Perché la domanda che sorgeva spontanea alla vista di quella moltitudine di teste a capo chino, nella catena di montaggio, era dove fossero i loro  bambini. Chi li teneva? Le nonne, certo, quelle più fortunate, ma le altre? Tutti al nido, in mano ad altre donne, già dai pochi mesi.

Ma era vita quella? E oggi, cosa è cambiato? Nulla, anzi, è ancora peggio. A cosa servono i figli, se non a distruggere le aspirazioni delle giovani in carriera, che però non sanno cosa si perdono. Molte donne non riconoscono più il loro valore nella crescita dei loro figli, anzi, devono uscire di casa per ritrovare sé stesse. Sia chiaro, è tutto legittimo, ma il destino dei nostri bambini è ormai legato a doppio filo alle aspirazioni di carriera delle mamme. Dovremmo esserne contenti?

I figli sono la ricchezza del mondo, non l’occupazione femminile. In barba alla narrazione diffusa, io sostengo che le donne che decidono di essere madri, prima che manager di un’azienda, sono la vera ricchezza di una Nazione (ebbene si, ce l’ho anche con Adam Smith).

Mi si potrà obiettare: per mantenere una famiglia si deve essere in due. Ecco, appunto. E non vi pare una degenerazione malefica di un sistema che non lascia spazio alla maternità, e che riduce anche i nostri uomini a essere risolti solo a metà, perché con il loro stipendio non ci mantengono più la propria famiglia, mentre una volta i nostri padri ci tiravano su  letteralmente alla grande: scuole, abiti, vacanze, occasioni di divertimento…

Ma cosa mancava a noi per essere felici, con la mamma che ci aspettava alla finestra a ritorno da scuola e il papà che arrivava la sera a casa, stanco ma felice di vederci? I problemi c’erano, ma noi crescevamo forti dentro. Si può dire la stessa cosa delle giovani generazioni di oggi?

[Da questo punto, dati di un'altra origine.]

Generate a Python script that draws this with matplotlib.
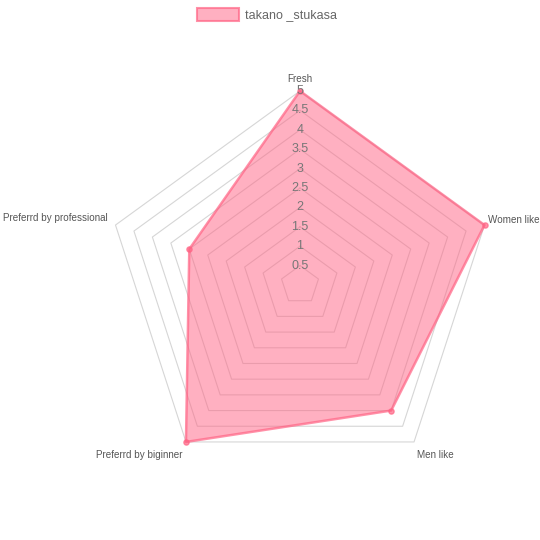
import numpy as np
import matplotlib.pyplot as plt

# データ
labels = ["Fresh", "Women like", "Men like", "Preferrd by biginner", "Preferrd by professional"]
values = [5, 5, 4, 5, 3]
ticks = [0.5, 1, 1.5, 2, 2.5, 3, 3.5, 4, 4.5, 5]
tick_labels = ["0.5", "1", "1.5", "2", "2.5", "3", "3.5", "4", "4.5", "5"]
series_name = "takano _stukasa"

plt.rcParams["font.family"] = ["Liberation Sans", "DejaVu Sans"]

# 画像座標 (px) で描く
cx, cy = 300, 285
R = 194
vmax = 5
n = len(labels)
ang = np.arange(n) * 2 * np.pi / n


def pt(v, a):
    r = R * v / vmax
    return cx + r * np.sin(a), cy - r * np.cos(a)


fig = plt.figure(figsize=(5.4, 5.4), dpi=100)
ax = fig.add_axes([0, 0, 1, 1])
ax.set_xlim(0, 540)
ax.set_ylim(540, 0)
ax.axis("off")

# グリッド
for t in ticks:
    xs, ys = pt(t, np.append(ang, ang[0]))
    ax.plot(xs, ys, color="#d6d6d6", lw=0.8, zorder=1)

# データ
pink = (1, 99 / 255, 132 / 255)
vals = np.array(values + values[:1], dtype=float)
xs, ys = pt(vals, np.append(ang, ang[0]))
ax.fill(xs, ys, color=pink + (0.5,), lw=0, zorder=2)
ax.plot(xs, ys, color=pink + (0.7,), lw=1.8, zorder=3)
ax.scatter(xs[:-1], ys[:-1], s=14, color=pink + (0.7,), zorder=4)

# 目盛ラベル
for t, s in zip(ticks, tick_labels):
    x, y = pt(t, 0)
    ax.text(x, y, s, ha="center", va="center", fontsize=9, color="#777777", zorder=5)

# 軸ラベル
lx = [(300, 79, "center", "center"), (488, 220, "left", "center"),
      (417, 455, "left", "center"), (182, 455, "right", "center"),
      (108, 218, "right", "center")]
for (x, y, ha, va), s in zip(lx, labels):
    ax.text(x, y, s, ha=ha, va=va, fontsize=7.1, color="#555555")

# 凡例
ax.add_patch(plt.Rectangle((197, 8), 42, 13, facecolor=pink + (0.5,),
                           edgecolor=pink + (0.7,), lw=1.5))
ax.text(245, 15, series_name, ha="left", va="center", fontsize=9, color="#666666")

plt.savefig("out.png", dpi=100)
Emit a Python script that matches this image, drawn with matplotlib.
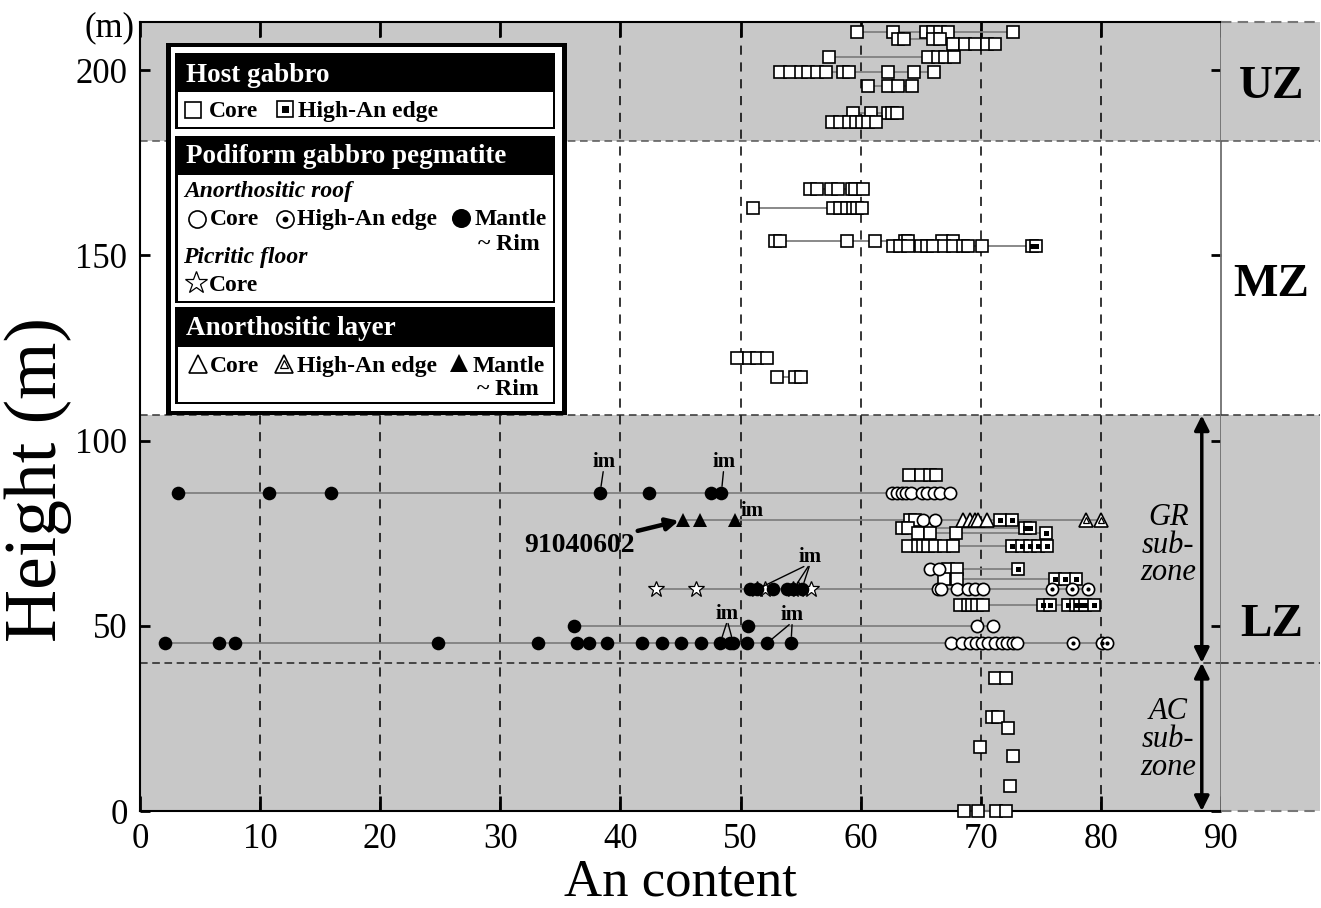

La scelta di diventare genitori è complicata, in questa nostra società. Non dico nulla di nuovo. Ma manca il coraggio di cambiare “le regole”.

Le donne che lavorano e hanno figli vivono nel costante senso di colpa della propria mancanza a casa. Chi lo nega, mente. Forse è il momento di riprenderci quel senso della maternità che questo sistema tenta quotidianamente di sabotare, da anni. Non c’è nulla di male nel fare le mamme a tempo pieno. Lo Stato deve tutelare questa scelta, ma non a spese delle imprese, ma assumendosi la responsabilità di assistere e finanziare le mamme con i bambini, almeno fino ai 10 anni. Questa strategia è fondamentale per invertire la rotta demografica che ha intrapreso il nostro Paese.

Il problema non è solo economico, ma semmai culturale. I bambini sono una bella cosa, non un peso. Le donne che decidono di dedicarsi alla famiglia a tempo pieno devono essere tranquille nel farlo. E i padri, finalmente, devono poter godere di un salario degno di questo nome.